By Alan Lyndon
A new study found that chloroquine should not be used in higher dosages to treat COVID-19 due to potential harm to patients, specifically fatal heart arrhythmia.
Chloroquine (CQ) and the related drug hydroxychloroquine (HCQ) are antimalarial drugs that have been highly promoted by the Trump administration as COVID-19 treatment but not yet proven as effective or entirely safe for patients.
The Brazilian study followed 81 COVID-19 positive patients and sought to compare two dosages of chloroquine — high dose CQ (600mg CQ twice daily for 10 days) or low dose CQ (450mg for 5 days, twice daily only on the first day).
After six days of treatment, 11 of the patients in the high dose regimen had died which led to the “immediate interruption of the high dose arm,” according to the authors, and all remaining patients were moved to the low dosage. Only two of the 11 deaths were over 75 years old.

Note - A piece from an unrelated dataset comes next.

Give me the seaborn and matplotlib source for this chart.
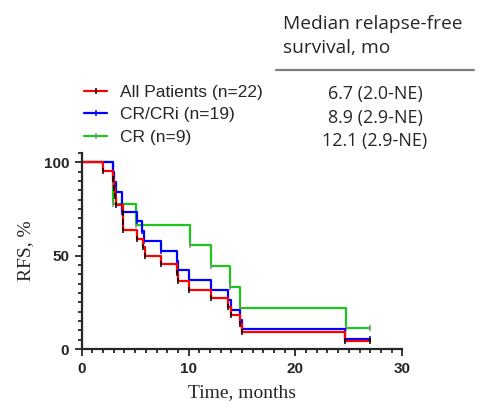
import matplotlib
matplotlib.use("Agg")
import matplotlib.pyplot as plt
import seaborn as sns
import pandas as pd
from matplotlib.lines import Line2D
from matplotlib.ticker import MultipleLocator

# relapse-free survival data (months, 1 = relapse/death, 0 = censored)
all_times = [2.0, 2.9, 3.0, 3.1, 3.2, 3.9, 3.9, 3.9, 5.2, 5.7, 5.9, 7.4, 8.9, 9.0,
             10.0, 12.1, 13.7, 14.0, 14.8, 15.0, 24.6, 27.0]
all_events = [1] * 21 + [0]
crcri_times = [2.9, 3.0, 3.2, 3.8, 3.8, 5.2, 5.6, 5.8, 7.4, 8.9, 9.0, 10.0, 12.1,
               13.7, 14.0, 14.8, 15.0, 24.6, 27.0]
crcri_events = [1] * 18 + [0]
cr_times = [2.9, 2.9, 5.1, 10.1, 12.1, 13.9, 14.8, 24.7, 27.0]
cr_events = [1] * 8 + [0]

labels = ["All Patients (n=22)", "CR/CRi (n=19)", "CR (n=9)"]
medians = ["6.7 (2.0-NE)", "8.9 (2.9-NE)", "12.1 (2.9-NE)"]
header = "Median relapse-free\nsurvival, mo"


def km_steps(times, events):
    # Kaplan-Meier estimate, one point per patient
    s = 100.0
    at_risk = len(times)
    xs, ys = [0.0], [100.0]
    for t, e in sorted(zip(times, events)):
        if e:
            s *= (at_risk - 1) / at_risk
        at_risk -= 1
        xs.append(t)
        ys.append(s)
    return pd.DataFrame({"time": xs, "rfs": ys})


sns.set_style("ticks")
plt.rcParams["font.family"] = ["Liberation Sans", "DejaVu Sans"]

fig = plt.figure(figsize=(4.97, 4.16), dpi=100)
ax = fig.add_axes([0.1644, 0.161, 0.645, 0.471])

curves = [
    (cr_times, cr_events, labels[2], "#1dc41d", "#8a8a8a"),
    (crcri_times, crcri_events, labels[1], "#0000ff", "#0000ff"),
    (all_times, all_events, labels[0], "#ff0000", "black"),
]
for times, events, lab, col, mcol in curves:
    d = km_steps(times, events)
    sns.lineplot(data=d, x="time", y="rfs", ax=ax, sort=False, estimator=None,
                 drawstyle="steps-post", color=col, lw=1.6, label=lab,
                 marker="|", markersize=4, mew=1.1, mec=mcol, legend=False)

ax.set_xlim(0, 30)
ax.set_ylim(0, 105)
ax.set_xticks([0, 10, 20, 30])
ax.set_yticks([0, 50, 100])
ax.xaxis.set_minor_locator(MultipleLocator(1))
ax.yaxis.set_minor_locator(MultipleLocator(5))
ax.tick_params(which="major", length=5, width=1.3, pad=4, labelsize=11)
ax.tick_params(which="minor", length=3, width=1.3)
for t in ax.get_xticklabels() + ax.get_yticklabels():
    t.set_fontweight("bold")
sns.despine(ax=ax)
for sp in ["left", "bottom"]:
    ax.spines[sp].set_linewidth(1.6)

ax.set_xlabel("Time, months", family=["Liberation Serif"], fontsize=14, labelpad=6)
ax.set_ylabel("RFS, %", family=["Liberation Serif"], fontsize=14, labelpad=7)

handles, labs = ax.get_legend_handles_labels()
fig.legend(handles[::-1], labs[::-1], loc="upper left", bbox_to_anchor=(0.169, 0.797),
           frameon=False, fontsize=12.5, handlelength=1.34, handletextpad=0.73,
           labelspacing=0.44, borderpad=0, borderaxespad=0)

# median table on the right
fig.text(282.7 / 497, 1 - 29.3 / 416, header.split("\n")[0], family="Open Sans",
         fontsize=13.8, va="baseline", ha="left")
fig.text(282.7 / 497, 1 - 53.3 / 416, header.split("\n")[1], family="Open Sans",
         fontsize=13.8, va="baseline", ha="left")
fig.add_artist(Line2D([276 / 497, 474 / 497], [1 - 70 / 416, 1 - 70 / 416],
                      color="#7f7f7f", lw=1.6))
for i, m in enumerate(medians):
    fig.text(375 / 497, 1 - (99.3 + 23.4 * i) / 416, m, family="Open Sans",
             fontsize=12.9, va="baseline", ha="center")

fig.savefig("out.png", dpi=100)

“To me, this study conveys one useful piece of information, which is that chloroquine causes a dose-dependent increase in an abnormality in the ECG that could predispose people to sudden cardiac death,” Dr. David Juurlink, an internist and the head of the division of clinical pharmacology at the University of Toronto, told the New York Times.
The researchers said of the high dose that they “strongly recommend that this dosage is no longer used anywhere for the treatment of severe COVID-19, especially because in the real world older patients using cardiotoxic drugs should be the rule.”
In addition, all patients also received azithromycin although the authors “were not able to independently assess the toxic role of azithromycin because all patients were already using this antibiotic as per hospital protocol.”
The study was published Saturday on medRxiv, an online server for medical articles prior to peer review.